You may remember this car from a long-term evaluation PopSci did in 2006-2007 to test the viability of a natural-gas vehicle in daily driving. We also evaluated the Phill home refueling station that taps into your natural gas line to fuel the car overnight. We praised the car's environmental benefits and its low fuel costs—about $1.20-$1.40 per gallon.
Coincidentally, the end of the evaluation period happened to coincide with the introduction of a 65-mile daily commute (each way) into my life. With gas prices through the roof, my wife and I bought the Honda, and I've been driving it ever since.
Until, that is, we decided to take back those two hours of family time and move closer to work to eliminate the commute. Sadly our new house doesn't have natural gas, so without an at-home fueling station, the Honda had to go. I did some research, and found that compressed-natural-gas vehicles are fetching big premiums online in places like Utah and Oklahoma where natural-gas prices are ridiculously low—as low as 60-cents per gallon. When I listed the car on eBay, it sold three days later to someone in Oklahoma for $18,600, about $4,000 more than what I paid for the car when I purchased it from Honda less than a year before, and $2,000 above its Kelley Blue Book value. (The sale price to me reflected various state and federal tax incentives that Honda took when they owned it.)

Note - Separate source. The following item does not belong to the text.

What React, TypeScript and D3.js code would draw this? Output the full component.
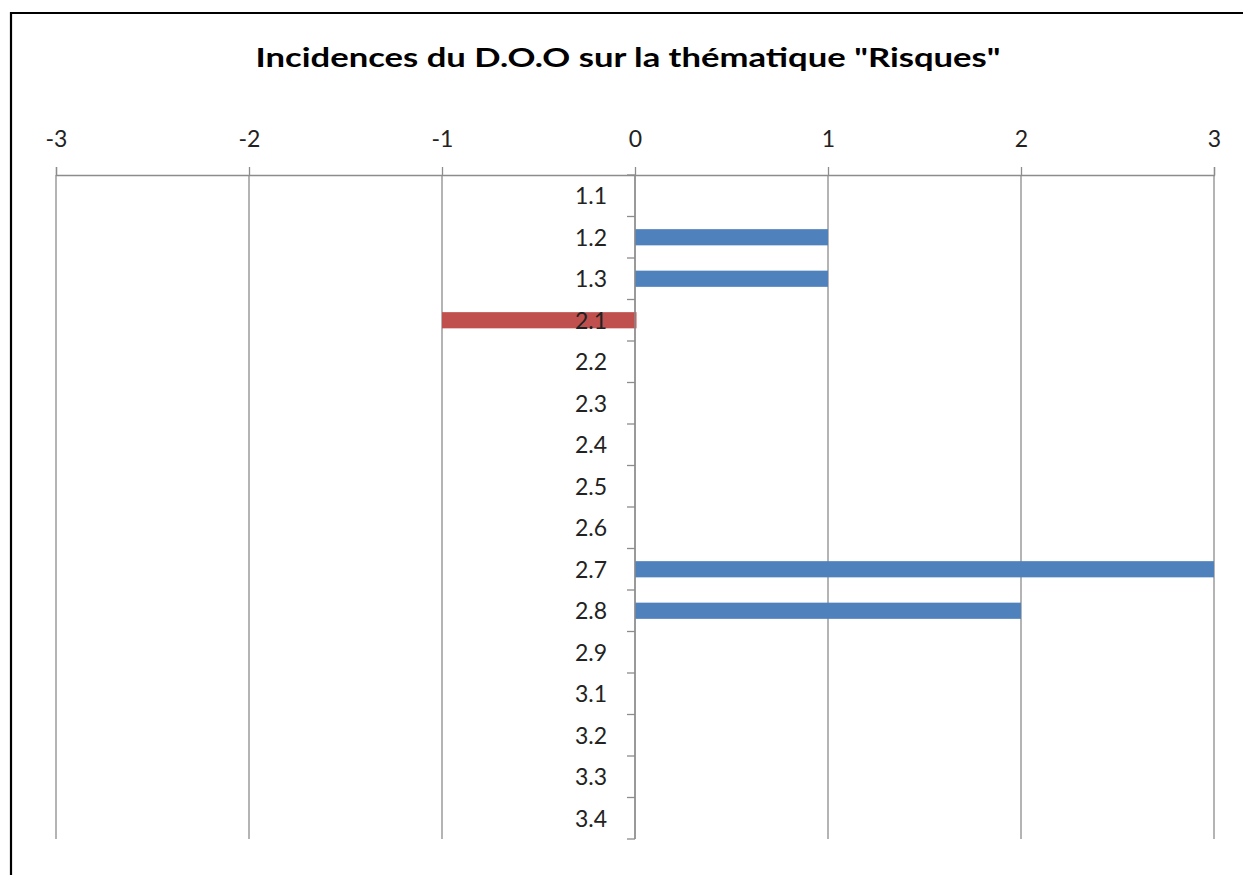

Who'd have thought that the highest-performing investment of my entire year would be a used Honda Civic? We loved owning the car, and will miss its greenest-car-on-earth cache. But we realized that living five miles from work is probably better for the environment than living 65 miles from work, no matter what you drive.
Why has there not been larger push to use natural gas?
It's methane and it burns clean. It doesn't hurt the environment.
More (American) car companies should be looking into this and other green alternatives.
You mean, "doesn't hurt the environment as much." Natural gas is still a hydrocarbon although much cleaner than gasoline
Time flies like the wind,
Fruit flies like bananas.
You did something good for the environment and made a cool profit in the end.
Vehicles (especially fleets) that operate on natural gas help reduce harmful greenhouse gases and since it's domestically abundant it will reduce our dependence on fossil fuels as well.
UPS operates the transportation industry's largest private fleet of alternative-fuel vehicles and they've been using Compressed Natural Gas (CNG) for more than 70 years. Recently, they added to their ever-growing fleet and received the "Green Fleet Award" for, well, being the "greenest."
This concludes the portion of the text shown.